Almost half of parents favour the cash JISA because they think it is a safer option than investing, according to F&C Investment Trust. Junior cash ISAs also offer parents better returns than other savings vehicles with the benefit of higher interest -all of which is tax free. However, with the market leading cash JISA deal paying 2.5%, there are those who will argue that your money will be better served invested in stocks and shares. The average monthly payment into a JISA is £87 a month, according to Hargreaves Lansdown. If you kept up the payments for ten years, and your investments returned long-term growth of 5% a year, you could build up £13,510. If you kept it up for the full 18 years, you'd have £30,381 by the end. But some investments over the long term can achieve even greater returns than this.

According to investing platform Interactive Investor, the top three most held stocks in JISAs over £50,000 are Scottish Mortgage Investment Trust, Fundsmith Equity and F&C Investment Trust. Someone who invested in Scottish Mortgage Investment Trust exactly five years ago would have seen a return of almost 400%ignoring platform charges, management charges and dividend payments. Those who invested in Fundsmith Equity or F&C Investment Trust five years ago would have seen 124% and 80% growth respectively. An investment of £25 a month in F&C Investment Trust over the past 18 years would have grown to £17,646, If the same had been done via the average easy-access savings account, based on Money facts data over the past 18 years, the final return would have been £5,854 - more than three times less.

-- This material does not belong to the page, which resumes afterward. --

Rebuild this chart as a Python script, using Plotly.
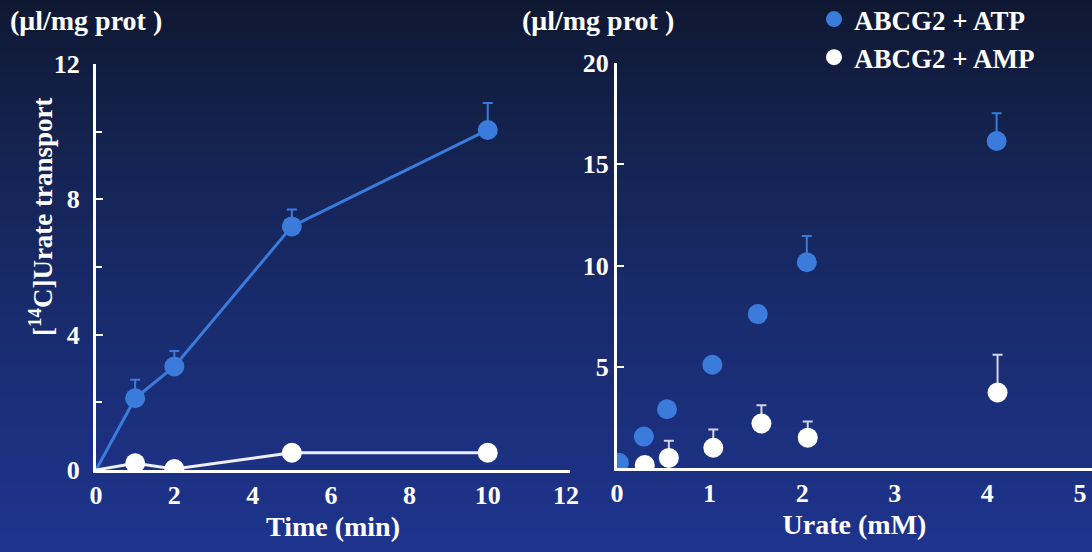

Those trying to weigh up between saving or investing in a JISA will likely consider the past performance of various funds or investment trusts - albeit understanding that past performance is no guarantee for the future. Financial planners and investing experts often use 5% as the type of annual return you can expert over the long term - to some this may not be tempting enough to take the risk. But an element of investing that perhaps isn't mentioned enough is the power of compounding that investors and even savers can benefit from, especially over the long-term when investing for children. The interest, dividends or capital growth you make on what you put in a savings or investing account will snowball overtime and as it grows you are essentially earning return in every gain you make.